JOB: Spot each line that carries the word "chart"; copy those lines.

DATA SECTION:
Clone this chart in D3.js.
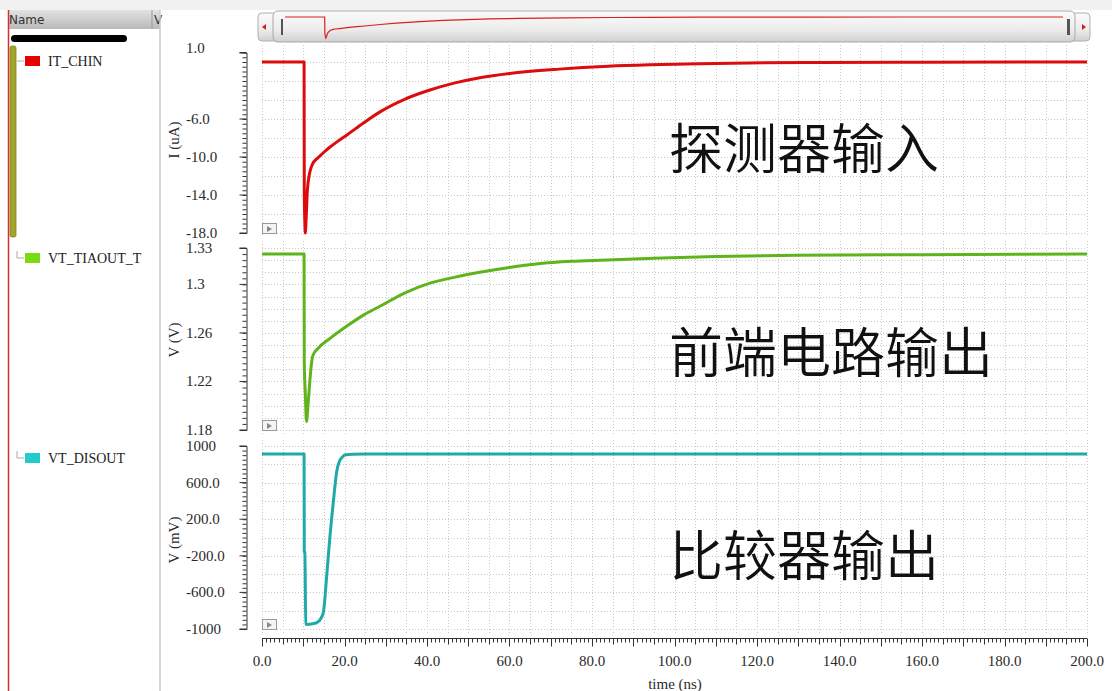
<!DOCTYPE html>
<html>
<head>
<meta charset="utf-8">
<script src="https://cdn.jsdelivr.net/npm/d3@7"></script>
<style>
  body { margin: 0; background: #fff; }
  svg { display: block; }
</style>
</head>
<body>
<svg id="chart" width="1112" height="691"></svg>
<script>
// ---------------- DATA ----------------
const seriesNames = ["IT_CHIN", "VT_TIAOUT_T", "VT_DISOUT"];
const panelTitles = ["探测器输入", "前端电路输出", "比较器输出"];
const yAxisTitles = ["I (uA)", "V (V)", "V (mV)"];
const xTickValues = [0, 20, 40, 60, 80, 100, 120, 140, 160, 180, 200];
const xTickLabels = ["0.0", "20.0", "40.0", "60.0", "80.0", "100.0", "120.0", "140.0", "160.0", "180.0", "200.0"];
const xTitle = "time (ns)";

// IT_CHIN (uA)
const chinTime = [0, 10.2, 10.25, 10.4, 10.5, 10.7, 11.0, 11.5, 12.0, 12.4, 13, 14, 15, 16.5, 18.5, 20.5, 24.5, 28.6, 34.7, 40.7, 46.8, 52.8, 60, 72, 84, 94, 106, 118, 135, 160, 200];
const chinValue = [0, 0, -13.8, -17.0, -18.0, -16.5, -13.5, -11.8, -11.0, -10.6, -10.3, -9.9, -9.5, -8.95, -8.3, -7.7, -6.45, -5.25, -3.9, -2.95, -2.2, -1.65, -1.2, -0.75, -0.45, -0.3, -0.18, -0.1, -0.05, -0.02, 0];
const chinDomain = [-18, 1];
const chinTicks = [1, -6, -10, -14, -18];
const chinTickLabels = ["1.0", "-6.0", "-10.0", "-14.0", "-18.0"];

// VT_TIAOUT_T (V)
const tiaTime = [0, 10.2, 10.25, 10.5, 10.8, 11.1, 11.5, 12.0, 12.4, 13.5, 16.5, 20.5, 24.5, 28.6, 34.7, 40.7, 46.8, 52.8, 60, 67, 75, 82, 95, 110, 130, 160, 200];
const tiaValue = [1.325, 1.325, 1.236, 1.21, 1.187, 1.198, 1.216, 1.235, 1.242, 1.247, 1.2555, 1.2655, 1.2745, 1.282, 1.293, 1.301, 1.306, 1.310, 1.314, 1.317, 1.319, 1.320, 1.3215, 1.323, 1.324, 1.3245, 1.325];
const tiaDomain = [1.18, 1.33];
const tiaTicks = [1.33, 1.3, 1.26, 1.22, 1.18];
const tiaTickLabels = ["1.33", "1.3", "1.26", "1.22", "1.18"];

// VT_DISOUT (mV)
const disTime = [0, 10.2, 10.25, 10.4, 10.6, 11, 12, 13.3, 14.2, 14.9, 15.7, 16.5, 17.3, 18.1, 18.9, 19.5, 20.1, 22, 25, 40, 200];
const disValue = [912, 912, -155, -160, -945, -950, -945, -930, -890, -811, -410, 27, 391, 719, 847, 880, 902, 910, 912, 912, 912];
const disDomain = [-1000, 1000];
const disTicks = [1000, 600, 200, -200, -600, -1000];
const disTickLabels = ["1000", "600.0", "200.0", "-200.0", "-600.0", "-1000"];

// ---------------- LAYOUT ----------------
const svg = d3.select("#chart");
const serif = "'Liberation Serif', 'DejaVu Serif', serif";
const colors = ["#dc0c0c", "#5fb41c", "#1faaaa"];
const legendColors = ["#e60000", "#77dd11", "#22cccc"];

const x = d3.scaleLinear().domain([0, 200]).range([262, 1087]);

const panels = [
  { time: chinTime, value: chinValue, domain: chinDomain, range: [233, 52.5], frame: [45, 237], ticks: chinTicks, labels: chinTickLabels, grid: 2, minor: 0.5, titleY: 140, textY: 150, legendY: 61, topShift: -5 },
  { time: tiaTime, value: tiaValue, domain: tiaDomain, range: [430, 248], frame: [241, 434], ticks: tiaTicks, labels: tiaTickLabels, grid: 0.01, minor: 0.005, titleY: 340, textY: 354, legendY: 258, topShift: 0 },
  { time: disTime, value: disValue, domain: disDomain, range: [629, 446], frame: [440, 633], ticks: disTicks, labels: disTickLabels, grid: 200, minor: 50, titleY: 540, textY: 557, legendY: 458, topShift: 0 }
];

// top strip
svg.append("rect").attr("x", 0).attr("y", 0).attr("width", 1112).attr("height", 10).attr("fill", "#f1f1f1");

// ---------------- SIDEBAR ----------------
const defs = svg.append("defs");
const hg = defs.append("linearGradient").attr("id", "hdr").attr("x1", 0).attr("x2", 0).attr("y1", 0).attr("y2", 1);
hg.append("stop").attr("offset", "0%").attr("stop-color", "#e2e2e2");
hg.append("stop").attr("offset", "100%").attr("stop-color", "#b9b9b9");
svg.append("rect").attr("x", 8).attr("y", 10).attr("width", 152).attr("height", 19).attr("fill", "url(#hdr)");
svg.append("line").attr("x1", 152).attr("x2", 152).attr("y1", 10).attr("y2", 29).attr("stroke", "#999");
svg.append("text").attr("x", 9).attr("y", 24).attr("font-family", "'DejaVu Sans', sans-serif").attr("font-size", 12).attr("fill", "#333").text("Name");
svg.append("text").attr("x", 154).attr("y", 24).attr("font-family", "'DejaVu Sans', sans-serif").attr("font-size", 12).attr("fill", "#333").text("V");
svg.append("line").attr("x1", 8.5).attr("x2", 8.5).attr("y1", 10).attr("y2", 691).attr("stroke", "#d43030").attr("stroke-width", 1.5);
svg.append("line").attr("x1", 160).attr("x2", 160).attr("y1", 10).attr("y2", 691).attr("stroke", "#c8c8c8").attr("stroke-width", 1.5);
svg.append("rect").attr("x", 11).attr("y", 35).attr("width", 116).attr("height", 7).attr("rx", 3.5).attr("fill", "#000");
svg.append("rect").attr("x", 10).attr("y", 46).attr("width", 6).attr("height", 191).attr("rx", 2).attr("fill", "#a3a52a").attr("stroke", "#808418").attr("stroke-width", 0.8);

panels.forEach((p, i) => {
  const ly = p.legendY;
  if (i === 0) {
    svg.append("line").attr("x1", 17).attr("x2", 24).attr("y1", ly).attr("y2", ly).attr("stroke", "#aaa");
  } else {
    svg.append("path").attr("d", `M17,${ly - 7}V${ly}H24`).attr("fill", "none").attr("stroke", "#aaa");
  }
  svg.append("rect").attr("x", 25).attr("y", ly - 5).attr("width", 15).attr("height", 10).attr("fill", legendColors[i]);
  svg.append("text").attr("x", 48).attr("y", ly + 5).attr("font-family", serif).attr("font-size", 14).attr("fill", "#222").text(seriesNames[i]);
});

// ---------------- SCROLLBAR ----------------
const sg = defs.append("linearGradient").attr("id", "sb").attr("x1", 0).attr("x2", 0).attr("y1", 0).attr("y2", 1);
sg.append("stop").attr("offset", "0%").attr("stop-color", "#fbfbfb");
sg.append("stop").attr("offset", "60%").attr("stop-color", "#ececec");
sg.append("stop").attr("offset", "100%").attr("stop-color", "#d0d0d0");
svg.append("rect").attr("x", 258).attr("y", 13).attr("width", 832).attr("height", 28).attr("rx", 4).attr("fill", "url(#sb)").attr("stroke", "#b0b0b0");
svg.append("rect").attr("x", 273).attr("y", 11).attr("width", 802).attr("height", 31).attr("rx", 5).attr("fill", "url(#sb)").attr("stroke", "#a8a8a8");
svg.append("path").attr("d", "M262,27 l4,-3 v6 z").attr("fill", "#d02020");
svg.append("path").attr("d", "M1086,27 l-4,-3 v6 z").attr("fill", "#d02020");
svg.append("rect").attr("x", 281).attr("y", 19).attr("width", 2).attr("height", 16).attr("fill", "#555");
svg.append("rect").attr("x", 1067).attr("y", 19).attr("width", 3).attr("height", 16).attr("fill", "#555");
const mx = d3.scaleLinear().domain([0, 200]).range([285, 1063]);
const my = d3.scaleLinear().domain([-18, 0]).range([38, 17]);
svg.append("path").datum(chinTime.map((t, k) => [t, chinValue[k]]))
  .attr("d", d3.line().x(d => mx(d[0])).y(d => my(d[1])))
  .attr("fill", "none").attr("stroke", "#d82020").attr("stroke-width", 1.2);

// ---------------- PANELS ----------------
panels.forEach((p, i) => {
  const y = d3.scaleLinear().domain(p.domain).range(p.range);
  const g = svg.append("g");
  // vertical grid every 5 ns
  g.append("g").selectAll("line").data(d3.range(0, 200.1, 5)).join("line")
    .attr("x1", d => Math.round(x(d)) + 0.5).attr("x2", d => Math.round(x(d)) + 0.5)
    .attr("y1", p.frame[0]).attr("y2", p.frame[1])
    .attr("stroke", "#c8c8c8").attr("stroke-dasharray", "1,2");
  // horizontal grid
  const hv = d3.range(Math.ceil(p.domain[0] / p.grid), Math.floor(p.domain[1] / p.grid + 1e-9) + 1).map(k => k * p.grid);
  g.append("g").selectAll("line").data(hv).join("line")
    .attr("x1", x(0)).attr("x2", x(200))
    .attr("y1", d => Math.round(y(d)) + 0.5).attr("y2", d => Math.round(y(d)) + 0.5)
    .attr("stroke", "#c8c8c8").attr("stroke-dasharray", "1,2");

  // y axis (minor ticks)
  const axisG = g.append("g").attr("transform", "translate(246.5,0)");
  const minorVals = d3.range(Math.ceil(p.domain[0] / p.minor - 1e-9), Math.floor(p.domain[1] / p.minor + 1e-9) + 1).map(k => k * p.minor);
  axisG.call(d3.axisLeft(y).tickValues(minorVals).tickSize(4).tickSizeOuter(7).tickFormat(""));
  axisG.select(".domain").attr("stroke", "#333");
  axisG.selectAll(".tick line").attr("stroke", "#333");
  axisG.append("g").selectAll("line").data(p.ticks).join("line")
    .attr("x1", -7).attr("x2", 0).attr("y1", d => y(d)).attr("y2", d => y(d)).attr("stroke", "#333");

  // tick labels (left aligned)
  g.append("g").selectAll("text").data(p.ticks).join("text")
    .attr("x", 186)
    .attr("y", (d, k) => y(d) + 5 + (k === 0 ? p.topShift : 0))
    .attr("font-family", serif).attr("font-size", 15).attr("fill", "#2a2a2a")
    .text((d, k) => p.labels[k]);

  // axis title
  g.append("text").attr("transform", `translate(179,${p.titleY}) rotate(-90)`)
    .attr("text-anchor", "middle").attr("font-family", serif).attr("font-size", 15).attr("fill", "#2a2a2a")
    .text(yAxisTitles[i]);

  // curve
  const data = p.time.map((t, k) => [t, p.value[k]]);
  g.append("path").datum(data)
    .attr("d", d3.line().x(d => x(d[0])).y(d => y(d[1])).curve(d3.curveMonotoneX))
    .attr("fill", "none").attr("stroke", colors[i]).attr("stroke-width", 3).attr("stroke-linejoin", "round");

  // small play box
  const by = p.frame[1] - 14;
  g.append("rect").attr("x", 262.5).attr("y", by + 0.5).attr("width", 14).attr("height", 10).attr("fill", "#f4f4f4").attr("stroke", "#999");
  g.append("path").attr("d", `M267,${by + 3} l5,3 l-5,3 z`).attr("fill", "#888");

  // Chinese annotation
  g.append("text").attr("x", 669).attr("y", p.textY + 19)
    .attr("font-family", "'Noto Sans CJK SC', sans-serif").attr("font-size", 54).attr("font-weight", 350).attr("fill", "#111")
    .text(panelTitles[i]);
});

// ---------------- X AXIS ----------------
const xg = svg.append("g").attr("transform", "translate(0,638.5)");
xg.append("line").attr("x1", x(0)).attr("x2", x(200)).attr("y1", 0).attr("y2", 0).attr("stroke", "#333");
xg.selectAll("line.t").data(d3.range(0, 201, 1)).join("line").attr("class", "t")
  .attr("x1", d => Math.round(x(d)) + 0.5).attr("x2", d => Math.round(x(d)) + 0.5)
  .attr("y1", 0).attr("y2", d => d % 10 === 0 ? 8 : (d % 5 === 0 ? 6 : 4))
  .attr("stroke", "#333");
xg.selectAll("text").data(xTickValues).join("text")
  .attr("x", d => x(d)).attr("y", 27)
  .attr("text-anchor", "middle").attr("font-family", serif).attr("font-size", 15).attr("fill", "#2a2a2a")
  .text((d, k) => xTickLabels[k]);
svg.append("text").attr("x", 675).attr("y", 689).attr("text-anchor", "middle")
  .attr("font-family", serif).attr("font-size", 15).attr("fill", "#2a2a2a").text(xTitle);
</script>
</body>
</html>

TASK RESULT:
Clone this chart in D3.js.
<svg id="chart" width="1112" height="691"></svg>
const svg = d3.select("#chart");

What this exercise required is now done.